Les images idylliques deviennent des plans apocalyptiques, bien loin des oisillons à l’animation moelleuse du début du film. Face à eux, un ennemi invisible, représenté par des canons plutôt que par des drapeaux, avec des défauts qui ne sont pas raciaux mais tout à fait caractériels. Car si les Japonais gagnent la bataille, ce n’est pas grâce à une forme de supériorité arbitraire, de culture ou de nation, mais bien parce que les soldats ennemis, à l’image de leur jeu de cartes qui vole en éclats lors de l’attaque et qui révèle sous une apparente uniformité une hétérogénéité fondamentale, n’auraient pas le cœur à l’unisson comme les sujets de l'Empereur.

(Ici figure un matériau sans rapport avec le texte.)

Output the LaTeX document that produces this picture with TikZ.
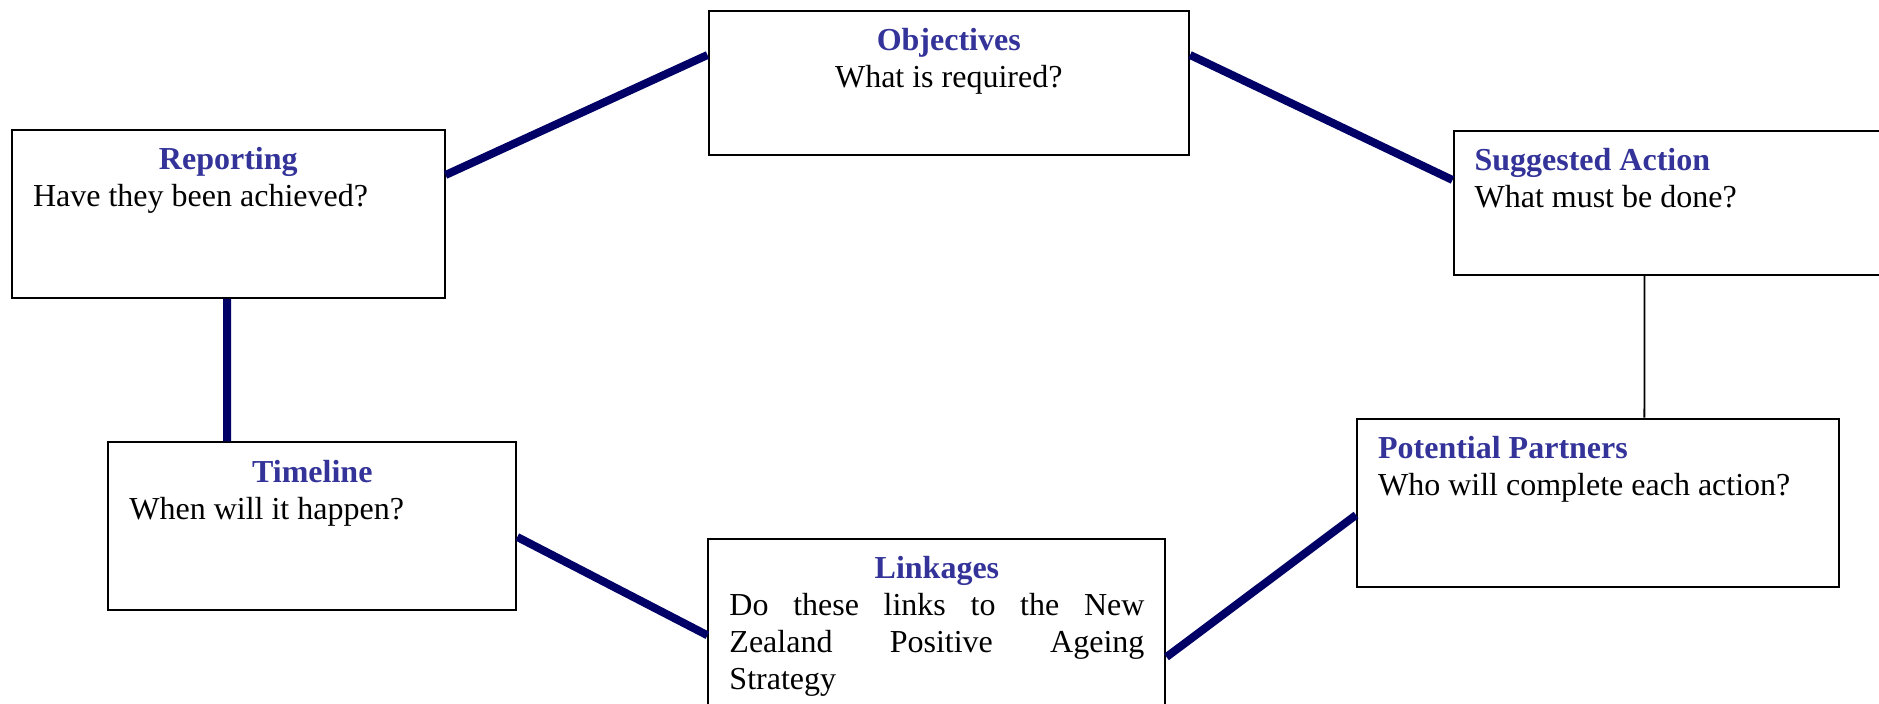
\documentclass[tikz,border=0pt]{standalone}
\usepackage{fontspec}
\setmainfont{Liberation Serif}
\usetikzlibrary{calc}
\usetikzlibrary{positioning}

\definecolor{headblue}{RGB}{51,51,153}
\definecolor{linknavy}{RGB}{0,0,102}

\begin{document}
\begin{tikzpicture}[x=0.375pt,y=-0.375pt,
    card/.style={draw=black,line width=0.75pt,anchor=north west,inner xsep=7.9pt,inner ysep=0pt,
        font=\fontsize{12}{13.8}\selectfont},
    bond/.style={draw=linknavy,line width=3pt},
    thinbond/.style={draw=black,line width=0.7pt}]
                \path[use as bounding box] (0,0) rectangle (1879,704);
                \clip (0,0) rectangle (1879,704);

                \node[card] (obj) at (707.5,10) {\parbox[t][54pt][t]{164.4pt}{\centering\rule{0pt}{15pt}\textcolor{headblue}{\textbf{Objectives}}\\What is required?}};
                \node[card] (rep) at (11,129) {\parbox[t][63pt][t]{146.4pt}{{\centering\rule{0pt}{15pt}\textcolor{headblue}{\textbf{Reporting}}\par}Have they been achieved?}};
                \node[card] (sug) at (1452.5,130) {\parbox[t][54pt][t]{164.2pt}{\rule{0pt}{15pt}\textcolor{headblue}{\textbf{Suggested Action}}\\What must be done?}};
                \node[card] (pp) at (1356,417.7) {\parbox[t][63pt][t]{164.8pt}{\rule{0pt}{15pt}\textcolor{headblue}{\textbf{Potential Partners}}\\Who will complete each action?}};
                \node[card] (tl) at (107.3,441.3) {\parbox[t][63pt][t]{137.2pt}{{\centering\rule{0pt}{15pt}\textcolor{headblue}{\textbf{Timeline}}\par}When will it happen?}};
                \node[card] (lnk) at (707.4,537.7) {\parbox[t][63pt][t]{155.6pt}{{\centering\rule{0pt}{15pt}\textcolor{headblue}{\textbf{Linkages}}\par}Do these links to the New\linebreak Zealand Positive Ageing\linebreak Strategy}};

                \draw[bond] ($(rep.north east)+(0,46)$) -- ($(obj.north west)+(0,45)$);
                \draw[bond] ($(obj.north east)+(0,45)$) -- ($(sug.north west)+(0,50)$);
                \draw[thinbond] ($(sug.south west)+(192,0)$) -- ($(pp.north west)+(288.4,0)$);
                \draw[bond] ($(pp.north west)+(0,97.3)$) -- ($(lnk.north east)+(0,119.3)$);
                \draw[bond] ($(tl.north east)+(0,95.7)$) -- ($(lnk.north west)+(0,97.6)$);
                \draw[bond] ($(rep.south west)+(216,0)$) -- ($(tl.north west)+(119.7,0)$);
            \end{tikzpicture}
\end{document}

En parallèle à cette scène de reddition (où l’on compte parmi les prisonniers une curieuse apparition de Popeye qui échappe au sol sa conserve d’épinards), les enfants jouent à sauter en parachute sur un immense dessin de l’Amérique, indiquant bien là les intentions à venir de l’armée. Et si cette finale nous rappelle bien entendu les relents propagandistes du film, il serait encore une fois malhonnête de n’en retenir que ce paysage mental un peu tordu (et au fond pas plus tordu que ne le sont les magnifiques films de propagande de Capra et de Ford, réalisés à la même époque), car la plus grande beauté de
Sacred Sailors déborde facilement de son contexte particulier. À force de lignes arrondies et de comptines entonnées dans les champs, c’est une certaine idée de l’harmonie humaine, calquée sur celle de la Nature, qui nous est livrée par Seo. Une idée disant que si la guerre, c’est la paix, c’est parce l’une comme l’autre nécessite des efforts colossaux et que face à ceux-ci il n’y a guère d’autre avenue que l’unité et la fraternité. Comme pour dire enfin que la guerre peut être aussi simple que la paix et que ses signes peuvent toujours être recouverts par l’autre.